# Problem description
Report how many lines hold the word "React"; give nothing but the number.

# Supplied material
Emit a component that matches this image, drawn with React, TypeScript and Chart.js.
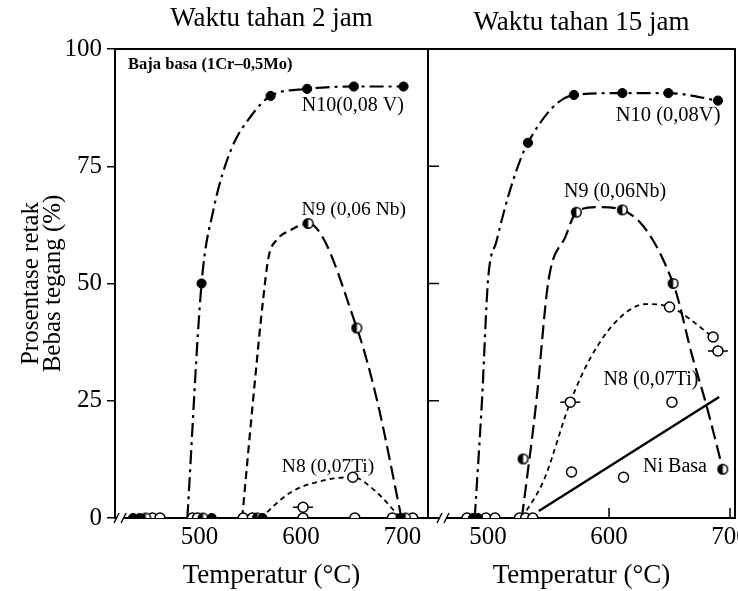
import React, { useEffect, useRef } from 'react';
import { Chart, registerables } from 'chart.js';
Chart.register(...registerables);

const FONT = "'Liberation Serif', 'Times New Roman', serif";
const INK = '#000';

// ---------- axes ----------
const Y_TICKS = [0, 25, 50, 75, 100];
const X_TICKS = [500, 600, 700];
const P1_X_RANGE = [416.7, 725.1];
const P2_X_RANGE = [450.4, 704.1];
const P1_TITLE = 'Waktu tahan 2 jam';
const P2_TITLE = 'Waktu tahan 15 jam';
const X_TITLE = 'Temperatur (°C)';
const Y_TITLE = ['Prosentase retak', 'Bebas tegang (%)'];
const P1_BREAK_T = [421.7];
const P2_BREAK_T = [462.8];

// ---------- panel 1 (2 jam) curves ----------
const P1_N10_T = [488, 502, 514, 531, 550, 570, 606, 652, 701];
const P1_N10_V = [0, 50, 66, 78.5, 85.5, 90, 91.5, 92, 92];
const P1_N9_T = [542, 552.7, 562.6, 568, 576, 590, 607, 655, 675, 699];
const P1_N9_V = [0, 25, 46.5, 55.6, 59.3, 61.4, 62.8, 40.5, 25, 0];
const P1_N8_T = [560, 590, 622, 651, 673, 698];
const P1_N8_V = [0, 5.5, 8, 8.7, 5.8, 0];

// ---------- panel 1 markers ----------
const P1_FILLED_T = [502, 570, 606, 652, 701, 434.5, 441, 512, 562, 698];
const P1_FILLED_V = [50, 90, 91.5, 92, 92, 0, 0, 0, 0, 0];
const P1_HALF_T = [607, 655, 447, 503.5, 557, 703];
const P1_HALF_V = [62.8, 40.5, 0, 0, 0, 0];
const P1_OPEN_T = [651, 602, 453.5, 461, 493, 498, 543, 552, 602, 653, 690, 710];
const P1_OPEN_V = [8.7, 2.3, 0, 0, 0, 0, 0, 0, 0, 0, 0, 0];
const P1_CROSS_T = [602];
const P1_CROSS_V = [2.3];

// ---------- panel 2 (15 jam) curves ----------
const P2_N10_T = [489, 495, 500, 507, 520, 533, 571, 611, 649, 690];
const P2_N10_V = [0, 25, 50.7, 59, 71.4, 80, 90.2, 90.6, 90.6, 89];
const P2_N9_T = [528, 540, 550, 564, 573, 590, 611, 653, 669, 680, 694];
const P2_N9_V = [0, 25, 50.7, 60, 65.2, 66.3, 65.7, 50, 34.3, 24.5, 10.4];
const P2_N8_T = [528, 546, 568, 585, 607, 630, 650, 686];
const P2_N8_V = [0, 8, 24.7, 34.3, 42.2, 45.6, 45, 38.6];
const P2_NI_T = [542, 691];
const P2_NI_V = [1.5, 25.8];

// ---------- panel 2 markers ----------
const P2_FILLED_T = [533, 571, 611, 649, 690, 487.6, 491.7];
const P2_FILLED_V = [80, 90.2, 90.6, 90.6, 89, 0, 0];
const P2_HALF_T = [529, 573, 611, 653, 694];
const P2_HALF_V = [12.6, 65.2, 65.7, 50, 10.4];
const P2_OPEN_T = [568, 650, 686, 690, 569, 652, 612, 482.6, 498.3, 505.8, 526, 531, 537];
const P2_OPEN_V = [24.7, 45, 38.6, 35.6, 9.8, 24.7, 8.7, 0, 0, 0, 0, 0, 0];
const P2_CROSS_T = [568, 690];
const P2_CROSS_V = [24.7, 35.6];

// ---------- annotations ----------
const P1_LABEL_TEXT = ['Baja basa (1Cr–0,5Mo)', 'N10(0,08 V)', 'N9 (0,06 Nb)', 'N8 (0,07Ti)'];
const P1_LABEL_T = [429.6, 651, 652, 626.6];
const P1_LABEL_V = [96.6, 88, 65.7, 10.9];
const P2_LABEL_TEXT = ['N10 (0,08V)', 'N9 (0,06Nb)', 'N8 (0,07Ti)', 'Ni Basa'];
const P2_LABEL_T = [648.8, 605, 634.7, 654.5];
const P2_LABEL_V = [85.9, 69.5, 29.4, 10.9];

function pts(t: number[], v: number[]) {
  return t.map((x, i) => ({ x, y: v[i] }));
}

function makeHalf(): HTMLCanvasElement {
  const c = document.createElement('canvas');
  c.width = 13;
  c.height = 13;
  const g = c.getContext('2d')!;
  g.beginPath();
  g.arc(6.5, 6.5, 4.8, 0, Math.PI * 2);
  g.fillStyle = '#fff';
  g.fill();
  g.beginPath();
  g.moveTo(6.5, 6.5);
  g.arc(6.5, 6.5, 4.8, Math.PI / 2, Math.PI * 1.5);
  g.closePath();
  g.fillStyle = INK;
  g.fill();
  g.beginPath();
  g.arc(6.5, 6.5, 4.8, 0, Math.PI * 2);
  g.lineWidth = 1.5;
  g.strokeStyle = INK;
  g.stroke();
  return c;
}

const framePlugin = {
  id: 'frame',
  beforeDatasetsDraw(chart: any) {
    const { ctx, chartArea } = chart;
    const { left, top, right, bottom } = chartArea;
    ctx.save();
    ctx.strokeStyle = INK;
    ctx.lineWidth = 2;
    ctx.strokeRect(left, top, right - left, bottom - top);
    const opts = chart.options.plugins.frame || {};
    const xs = chart.scales.x;
    const ys = chart.scales.y;
    (opts.breaks || []).forEach((t: number) => {
      const px = xs.getPixelForValue(t);
      const py = ys.getPixelForValue(0);
      ctx.fillStyle = '#fff';
      ctx.fillRect(px - 3, py - 2, 6, 4);
      ctx.lineWidth = 1.4;
      ctx.beginPath();
      ctx.moveTo(px - 6, py + 5);
      ctx.lineTo(px - 1, py - 5);
      ctx.moveTo(px + 1, py + 5);
      ctx.lineTo(px + 6, py - 5);
      ctx.stroke();
    });
    if (opts.innerTicks) {
      ctx.lineWidth = 1.5;
      ctx.beginPath();
      opts.innerTicks.x.forEach((t: number) => {
        const px = xs.getPixelForValue(t);
        ctx.moveTo(px, bottom);
        ctx.lineTo(px, bottom - 10);
      });
      opts.innerTicks.y.forEach((v: number) => {
        const py = ys.getPixelForValue(v);
        ctx.moveTo(left, py);
        ctx.lineTo(left + 11, py);
      });
      ctx.stroke();
    }
    ctx.restore();
  },
};

const labelPlugin = {
  id: 'labels',
  afterDatasetsDraw(chart: any) {
    const opts = chart.options.plugins.labels;
    if (!opts) return;
    const { ctx } = chart;
    const xs = chart.scales.x;
    const ys = chart.scales.y;
    ctx.save();
    ctx.fillStyle = INK;
    ctx.textBaseline = 'middle';
    opts.text.forEach((s: string, i: number) => {
      ctx.font = `${opts.weights[i]} ${opts.sizes[i]}px ${FONT}`;
      ctx.textAlign = opts.align[i];
      ctx.fillText(s, xs.getPixelForValue(opts.t[i]), ys.getPixelForValue(opts.v[i]));
    });
    ctx.restore();
  },
};

function markerSets(half: HTMLCanvasElement, filled: any[], halfPts: any[], open: any[], cross: any[]) {
  return [
    { data: filled, showLine: false, pointStyle: 'circle', pointRadius: 4.6, pointBackgroundColor: INK, pointBorderColor: INK, pointBorderWidth: 1 },
    { data: halfPts, showLine: false, pointStyle: half, pointRadius: 6 },
    { data: open, showLine: false, pointStyle: 'circle', pointRadius: 5, pointBackgroundColor: '#fff', pointBorderColor: INK, pointBorderWidth: 1.5 },
    { data: cross, showLine: false, pointStyle: 'line', pointRadius: 10, pointBorderColor: INK, pointBorderWidth: 1.5 },
  ];
}

function curve(data: any[], dash: number[], width: number, extra: any = {}) {
  return {
    data,
    showLine: true,
    pointRadius: 0,
    borderColor: INK,
    borderWidth: width,
    borderDash: dash,
    cubicInterpolationMode: 'monotone',
    ...extra,
  };
}

function xScales(range: number[], title: string, titlePadTop: number) {
  const tickFont = { family: FONT, size: 25, lineHeight: 1 };
  return {
    x: {
      type: 'linear',
      position: 'bottom',
      min: range[0],
      max: range[1],
      afterBuildTicks: (s: any) => {
        s.ticks = X_TICKS.map((value) => ({ value }));
      },
      afterFit: (s: any) => {
        s.height = 73;
        s.paddingLeft = 0;
        s.paddingRight = 0;
      },
      grid: { display: false, drawTicks: false },
      border: { display: false },
      ticks: { font: tickFont, color: INK, padding: 7, maxRotation: 0, autoSkip: false },
      title: {
        display: true,
        text: X_TITLE,
        color: INK,
        font: { family: FONT, size: 27, lineHeight: 1 },
        padding: { top: 0, bottom: 2 },
      },
    },
    x2: {
      type: 'linear',
      position: 'top',
      min: range[0],
      max: range[1],
      afterFit: (s: any) => {
        s.height = 49;
        s.paddingLeft = 0;
        s.paddingRight = 0;
      },
      grid: { display: false, drawTicks: false },
      border: { display: false },
      ticks: { display: false },
      title: {
        display: true,
        text: title,
        color: INK,
        font: { family: FONT, size: 27, lineHeight: 1 },
        padding: { top: titlePadTop, bottom: 0 },
      },
    },
  };
}

function config1(half: HTMLCanvasElement): any {
  return {
    type: 'scatter',
    data: {
      datasets: [
        ...markerSets(
          half,
          pts(P1_FILLED_T, P1_FILLED_V),
          pts(P1_HALF_T, P1_HALF_V),
          pts(P1_OPEN_T, P1_OPEN_V),
          pts(P1_CROSS_T, P1_CROSS_V)
        ),
        curve(pts(P1_N10_T, P1_N10_V), [14, 5, 3, 5], 2.2),
        curve(pts(P1_N9_T, P1_N9_V), [14, 6], 2.2, {
          segment: { borderDash: (c: any) => (c.p0.parsed.x < 600 ? [8, 5] : [14, 6]) },
        }),
        curve(pts(P1_N8_T, P1_N8_V), [5, 4], 1.8),
      ],
    },
    options: {
      animation: false,
      responsive: false,
      events: [],
      layout: { autoPadding: false, padding: { left: 0, right: 2, top: 0, bottom: 0 } },
      plugins: {
        legend: { display: false },
        tooltip: { enabled: false },
        frame: { breaks: P1_BREAK_T },
        labels: {
          text: P1_LABEL_TEXT,
          t: P1_LABEL_T,
          v: P1_LABEL_V,
          sizes: [16.5, 20, 19.5, 19.5],
          weights: ['bold', 'normal', 'normal', 'normal'],
          align: ['left', 'center', 'center', 'center'],
        },
      },
      scales: {
        ...xScales(P1_X_RANGE, P1_TITLE, 5),
        y: {
          type: 'linear',
          min: 0,
          max: 100,
          afterBuildTicks: (s: any) => {
            s.ticks = Y_TICKS.map((value) => ({ value }));
          },
          afterFit: (s: any) => {
            s.width = 115;
            s.paddingTop = 0;
            s.paddingBottom = 0;
          },
          grid: { drawOnChartArea: false, drawTicks: true, tickLength: 8, color: INK, lineWidth: 1.5 },
          border: { display: false },
          ticks: { font: { family: FONT, size: 25, lineHeight: 1 }, color: INK, padding: 5 },
          title: {
            display: true,
            text: Y_TITLE,
            color: INK,
            font: { family: FONT, size: 25, lineHeight: 0.9 },
            padding: { top: 20, bottom: 0 },
          },
        },
      },
    },
    plugins: [framePlugin, labelPlugin],
  };
}

function config2(half: HTMLCanvasElement): any {
  return {
    type: 'scatter',
    data: {
      datasets: [
        ...markerSets(
          half,
          pts(P2_FILLED_T, P2_FILLED_V),
          pts(P2_HALF_T, P2_HALF_V),
          pts(P2_OPEN_T, P2_OPEN_V),
          pts(P2_CROSS_T, P2_CROSS_V)
        ),
        curve(pts(P2_N10_T, P2_N10_V), [14, 5, 3, 5], 2.2),
        curve(pts(P2_N9_T, P2_N9_V), [14, 6], 2.2),
        curve(pts(P2_N8_T, P2_N8_V), [5, 4], 1.8),
        curve(pts(P2_NI_T, P2_NI_V), [], 2.4, { cubicInterpolationMode: 'default', tension: 0 }),
      ],
    },
    options: {
      animation: false,
      responsive: false,
      events: [],
      layout: { autoPadding: false, padding: { left: 8, right: 3, top: 0, bottom: 0 } },
      plugins: {
        legend: { display: false },
        tooltip: { enabled: false },
        frame: { breaks: P2_BREAK_T, innerTicks: { x: [600, 700], y: [25, 50, 75] } },
        labels: {
          text: P2_LABEL_TEXT,
          t: P2_LABEL_T,
          v: P2_LABEL_V,
          sizes: [20.5, 20, 20, 20],
          weights: ['normal', 'normal', 'normal', 'normal'],
          align: ['center', 'center', 'center', 'center'],
        },
      },
      scales: {
        ...xScales(P2_X_RANGE, P2_TITLE, 9),
        y: { type: 'linear', min: 0, max: 100, display: false },
      },
    },
    plugins: [framePlugin, labelPlugin],
  };
}

export default function App() {
  const ref1 = useRef<HTMLCanvasElement>(null);
  const ref2 = useRef<HTMLCanvasElement>(null);
  useEffect(() => {
    document.body.style.margin = '0';
    const half = makeHalf();
    const c1 = new Chart(ref1.current!, config1(half));
    const c2 = new Chart(ref2.current!, config2(half));
    return () => {
      c1.destroy();
      c2.destroy();
    };
  }, []);
  return (
    <div style={{ position: 'relative', width: 738, height: 591, background: '#fff', overflow: 'hidden' }}>
      <canvas ref={ref1} width={430} height={591} style={{ position: 'absolute', left: 0, top: 0 }} />
      <canvas ref={ref2} width={318} height={591} style={{ position: 'absolute', left: 420, top: 0 }} />
    </div>
  );
}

# Correct output
2